Marty Paich le retour !
Vous souvenez-vous de Marty Paich ? Pianiste nourri de musique classique, arrangeur pour Stan Kenton ou Mel Tormé, compositeur, il était devenu accro au jazz en écoutant l’orchestre de Jimmy Lunceford. Quand il ne prêtait pas sa plume et son piano à des orchestres comme celui de Shelly Mane ou à de nombreuses stars de la scène jazz, Marty Paich dirigeait ses propres formations comme dans ce « Jazz for relaxation » sorti en 1956 qui vient d’être réédité en vinyle sous le label WaxTime (Marty Paich, Jazz for relaxation, 2017). Trois morceaux signés Paich y accompagnent des compositions de Count Basie, Howard Dietz, Harold Arlen ou Jérôme Kern. A cette distribution étincelante fait écho le quartette composé pour l’occasion de Marty, Larry Bunker (vibes), Howard Roberts (guitar), Joe Mondragon (bass) et Frank Capp (drums). Et dans deux bonus tracks, une autre formation où l’on retrouve pas moins qu’Art Pepper et Buddy Clark. L’écoute de ce « jazz relaxant » au son et timbres West Coast est un pur bonheur. Manière aussi de comprendre pourquoi au dos de la pochette originale Roberts Scherman hissait le piano de Marty Paich au sommet, à côté d’Art Tatum, Teddy Wilson et Erroll Garner ! Ne vous privez donc pas d’offrir, et de vous offrir, la musique de ce grand musicien dont Jean-Louis Chautemps a écrit qu’à travers lui « le sens du décomposé » et « cette légère lenteur qui rend les choses incertaines atteignent une sorte de perfection dans l’élégance déchainée ».
La harpe et le jazz
La harpe a été peu utilisée dans la musique jazz, c’est le moins que l’on puisse dire.
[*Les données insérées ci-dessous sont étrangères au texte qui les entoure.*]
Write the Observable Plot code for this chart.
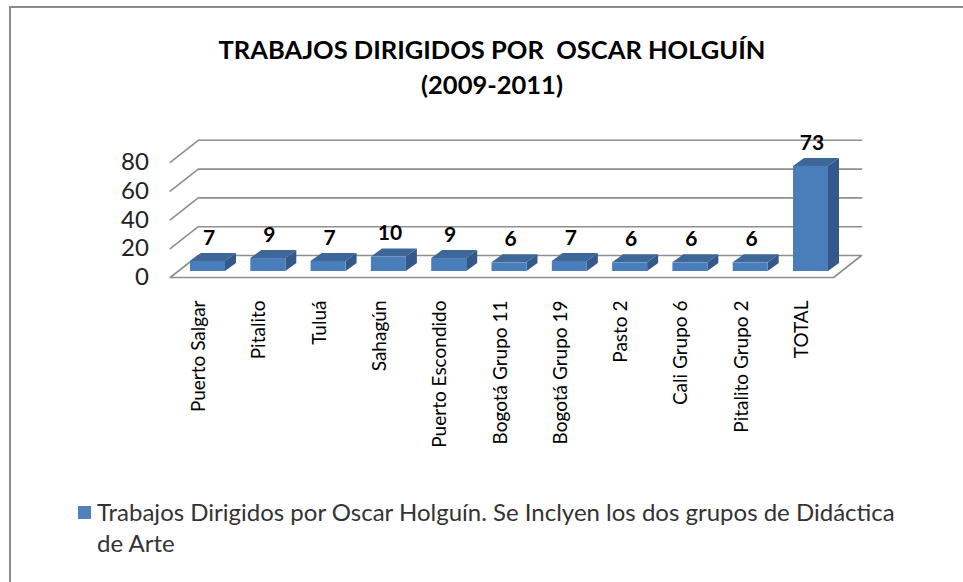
<!DOCTYPE html>
<html><head><meta charset="utf-8">
<script src="https://cdn.jsdelivr.net/npm/d3@7"></script>
<script src="https://cdn.jsdelivr.net/npm/@observablehq/plot@0.6"></script>
<style>
body{margin:0;background:#fff;}
#wrap{position:relative;width:963px;height:582px;overflow:hidden;font-family:Lato,"Open Sans",sans-serif;background:#fff;}
#border{position:absolute;left:9px;top:6px;right:-10px;bottom:-10px;border-top:2px solid #8c8c8c;border-left:2px solid #8c8c8c;}
#chart{position:absolute;left:0;top:0;}
#title{position:absolute;left:0;width:984px;top:32px;text-align:center;font-weight:bold;font-size:25.5px;line-height:35px;white-space:pre;color:#000;}
#legend{position:absolute;left:78px;top:496px;width:860px;}
#legend .sw{position:absolute;left:0;top:10px;width:13px;height:13px;background:#4F81BD;}
#legend .tx{position:absolute;left:19px;top:0;width:800px;font-size:24px;line-height:31px;color:#333;}
</style></head>
<body>
<div id="wrap">
  <div id="border"></div>
  <div id="chart"></div>
  <div id="title"></div>
  <div id="legend"><div class="sw"></div><div class="tx"></div></div>
</div>
<script>
const categories = ["Puerto Salgar","Pitalito","Tuluá","Sahagún","Puerto Escondido","Bogotá Grupo 11","Bogotá Grupo 19","Pasto 2","Cali Grupo 6","Pitalito Grupo 2","TOTAL"];
const values = [7, 9, 7, 10, 9, 6, 7, 6, 6, 6, 73];
const yTicks = [0, 20, 40, 60, 80];
const seriesName = "Trabajos Dirigidos por Oscar Holguín. Se Inclyen los dos grupos de Didáctica de Arte";
const titleLines = ["TRABAJOS DIRIGIDOS POR  OSCAR HOLGUÍN", "(2009-2011)"];

// layout (pixels)
const W = 963, H = 470;
const mLeft = 177.35, mRight = 122.35, mTop = 155.8, mBottom = H - 271;
const xDomain = [-0.5, categories.length - 0.5];
const yDomain = [0, 80];
const kx = (W - mLeft - mRight) / (xDomain[1] - xDomain[0]);
const ky = (H - mTop - mBottom) / (yDomain[1] - yDomain[0]);
// oblique projection offsets, converted from pixels to scale units
const off = (px, py) => [px / kx, -py / ky];
const [fdx, fdy] = off(-7.6, 6);     // front edge of floor
const [wdx, wdy] = off(20.4, -16);   // back wall
const [bdx, bdy] = off(11, -8);      // bar depth
const hb = 17.5 / kx;                // half bar width

const rows = categories.map((c, i) => ({i, c, v: values[i]}));
const sideFaces = rows.flatMap(d => [
  {i: d.i, x: d.i + hb, y1: 0, y2: d.v},
  {i: d.i, x: d.i + hb + bdx, y1: bdy, y2: d.v + bdy}
]);
const topFaces = rows.flatMap(d => [
  {i: d.i, y: d.v, x1: d.i - hb, x2: d.i + hb},
  {i: d.i, y: d.v + bdy, x1: d.i - hb + bdx, x2: d.i + hb + bdx}
]);
const [x0, x1] = xDomain;
const grid = yTicks.filter(t => t > 0).flatMap(t => [
  {t, x: x0 + fdx, y: t + fdy},
  {t, x: x0 + wdx, y: t + wdy},
  {t, x: x1 + wdx, y: t + wdy}
]);
const floor = [
  {x: x0 + fdx, y: fdy}, {x: x1 + fdx, y: fdy},
  {x: x1 + wdx, y: wdy}, {x: x0 + wdx, y: wdy}, {x: x0 + fdx, y: fdy}
];

const gridColor = "#8f8f8f";
const chart = Plot.plot({
  width: W, height: H,
  marginLeft: mLeft, marginRight: mRight, marginTop: mTop, marginBottom: mBottom,
  x: {type: "linear", domain: xDomain},
  y: {type: "linear", domain: yDomain},
  style: {fontFamily: "Lato, 'Open Sans', sans-serif", background: "transparent", overflow: "visible"},
  marks: [
    Plot.line(grid, {x: "x", y: "y", z: "t", stroke: gridColor, strokeWidth: 1.6}),
    Plot.line(floor, {x: "x", y: "y", stroke: gridColor, strokeWidth: 1.6, fill: "white"}),
    Plot.areaY(sideFaces, {x: "x", y1: "y1", y2: "y2", z: "i", fill: "#34588A", curve: "linear"}),
    Plot.areaX(topFaces, {y: "y", x1: "x1", x2: "x2", z: "i", fill: "#3C6798", curve: "linear"}),
    Plot.rect(rows, {x1: d => d.i - hb, x2: d => d.i + hb, y1: 0, y2: "v", fill: "#4A7EBB"}),
    Plot.text(rows, {x: "i", y: "v", text: d => String(d.v), dy: -23.5, dx: 1, fontSize: 21, fontWeight: "bold", fill: "#000"}),
    Plot.axisY(yTicks, {tickSize: 0, tickPadding: 29, dy: 6, fontSize: 24, fill: "#222", label: null}),
    Plot.axisX(rows.map(d => d.i), {tickFormat: i => categories[i], tickRotate: -90, tickSize: 0, tickPadding: 29, dx: -9, fontSize: 19, fill: "#000", label: null})
  ]
});
document.getElementById("chart").appendChild(chart);
document.getElementById("title").textContent = titleLines.join("\n");
document.querySelector("#legend .tx").textContent = seriesName;
</script>
</body></html>
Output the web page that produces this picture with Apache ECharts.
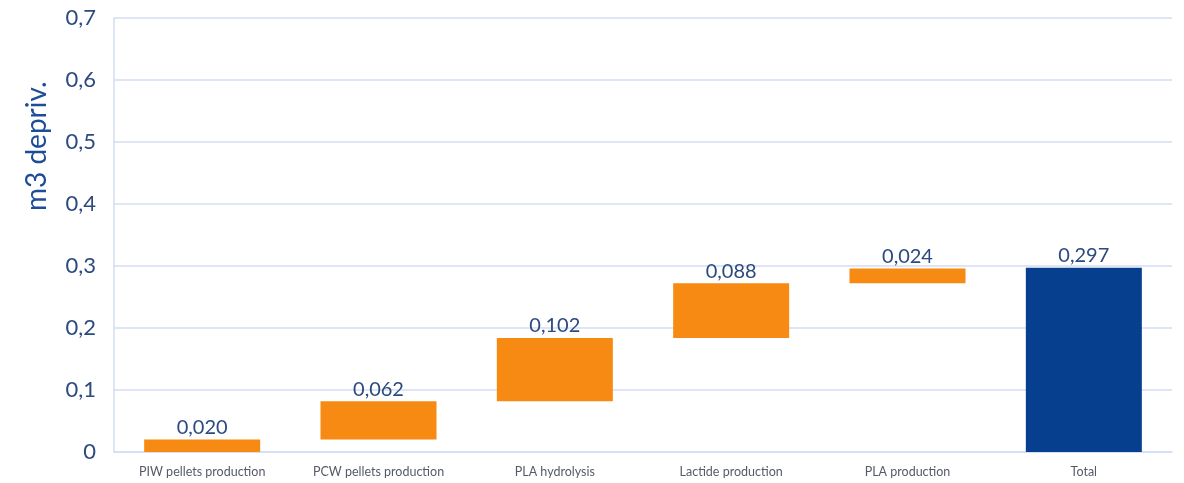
<!DOCTYPE html>
<html><head><meta charset="utf-8">
<script src="https://cdn.jsdelivr.net/npm/echarts@6/dist/echarts.min.js"></script>
<style>html,body{margin:0;padding:0;background:#fff}#c{width:1184px;height:483px}</style>
</head><body><div id="c"></div>
<script>
const categories = ['PIW pellets production','PCW pellets production','PLA hydrolysis','Lactide production','PLA production','Total'];
const stepValues = [0.020, 0.062, 0.102, 0.088, 0.024];
const totalValue = 0.297;
const yTicks = [0, 0.1, 0.2, 0.3, 0.4, 0.5, 0.6, 0.7];

const bases = [];
let acc = 0;
stepValues.forEach(v => { bases.push(acc); acc += v; });
bases.push(0);
const visible = stepValues.map(v => ({value: v}));
visible.push({value: totalValue, itemStyle: {color: '#073f8f'}});

const fmt = v => v.toFixed(3).replace('.', ',');
const chart = echarts.init(document.getElementById('c'));
chart.setOption({
  animation: false,
  textStyle: {fontFamily: 'Lato'},
  grid: {left: 114, right: 12, top: 18, bottom: 31},
  graphic: [{
    type: 'text', x: 37, y: 211, rotation: Math.PI / 2,
    style: {text: 'm3 depriv.', fontSize: 28, fill: '#1d4d97', fontFamily: 'Lato',
            textAlign: 'left', textVerticalAlign: 'middle'}
  }],
  xAxis: {
    type: 'category', data: categories,
    axisLine: {lineStyle: {color: '#d3def3', width: 1.5}},
    axisTick: {show: false},
    axisLabel: {color: '#555b66', fontSize: 12.5, margin: 13}
  },
  yAxis: {
    type: 'value', min: 0, max: 0.7, interval: 0.1,
    axisLine: {show: true, lineStyle: {color: '#d3def3', width: 1.5}},
    axisTick: {show: false},
    splitLine: {lineStyle: {color: '#d3def3', width: 1.5}},
    axisLabel: {
      color: '#2c4a7e', fontSize: 22, margin: 18,
      formatter: v => v === 0 ? '0' : v.toFixed(1).replace('.', ',')
    }
  },
  series: [
    {type: 'bar', stack: 'w', data: bases, itemStyle: {color: 'transparent'}, barWidth: 116, silent: true},
    {type: 'bar', stack: 'w', data: visible, barWidth: 116,
     itemStyle: {color: '#f68a12'},
     label: {show: true, position: 'top', distance: 2, color: '#2c4a7e', fontSize: 20,
             formatter: p => fmt(p.value)}}
  ]
});
</script></body></html>
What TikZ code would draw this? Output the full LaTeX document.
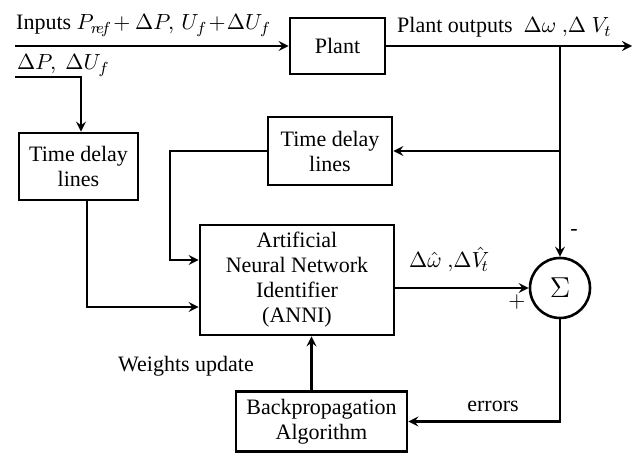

La faute à sa texture ? Question de texture ou de réputation ? Que viendrait faire ici ce bel instrument, mais spécialisé dans la musique classique, et à qui colle l’image de la dame qui accompagne le son des tasses de thé dans les salons des palaces. Heureusement grâce à certains solistes comme Alice Coltrane et l’audace de types comme Gil Evans ou Billy May, la harpe a connu quelques heures de gloire discrète. Il faut donc souligner la parution du 8e album de la compositrice et harpiste Isabelle Olivier qui sort avec « In between » (2017), un album « Entre ». Au fait, un entre quoi et quoi ? C’est tout l’intérêt et la beauté de ce CD qui explore des univers sonores et nappes, où se croisent clarinette, guitare, batterie. Isabelle Olivier explique qu’elle est sensible à la question des lisières et des frontières. Elle se tient elle-même à distance. Et à la bonne. La harpe ne confisque pas la vedette et laisse s’étirer les plages de l’album autour des autres instruments. Elle n’est pas non plus là pour simplement colorer l’ensemble et faire acte de présence décorative. Écouter le jazz à travers une harpe, c’est partir vers un ailleurs qui demeure encore bien mystérieux après l’écoute. Une bien agréable expérience.
Jazz italien
Le jazz italien est une planète animée par un génie qui enfante régulièrement les meilleurs : Fresu, Mirabassi, Rava, Pieranunzi, Romano, Del Fra, Trovesi, Di Battista et d’autres, qu’on ne peut citer faute de place. Et régulièrement l’Italie produit des solistes et des formations de haut niveau. Ainsi du pianiste Fabio Bonifazi. Le label SteepleChase produit en 2017 son album E74ST (noter que le nouvel album, avec une formation 100 % italienne « Colori D’autunno », doit bientôt sortir), dont le titre renvoie à l’une des plages composées par Bonifazi et gravée en 2014 en quintette (Billy Kaye aux drums, Philip Harper à la trompette ; John Webber bass et guitar, l’italien Sandi à la basse sur un morceau) et 2016 avec le Federico Bonifazi Trio. Le jeu de Bonifazi qui n’est pas sans évoquer celui d’un Mirabassi qui fut l’un de ses profs, enroule aussi autour d’accords plaqués un piano efficace qui ne sacrifie jamais les envolées mélodiques. Les deux formations sont impeccables, le son est rond, tout sonne bien.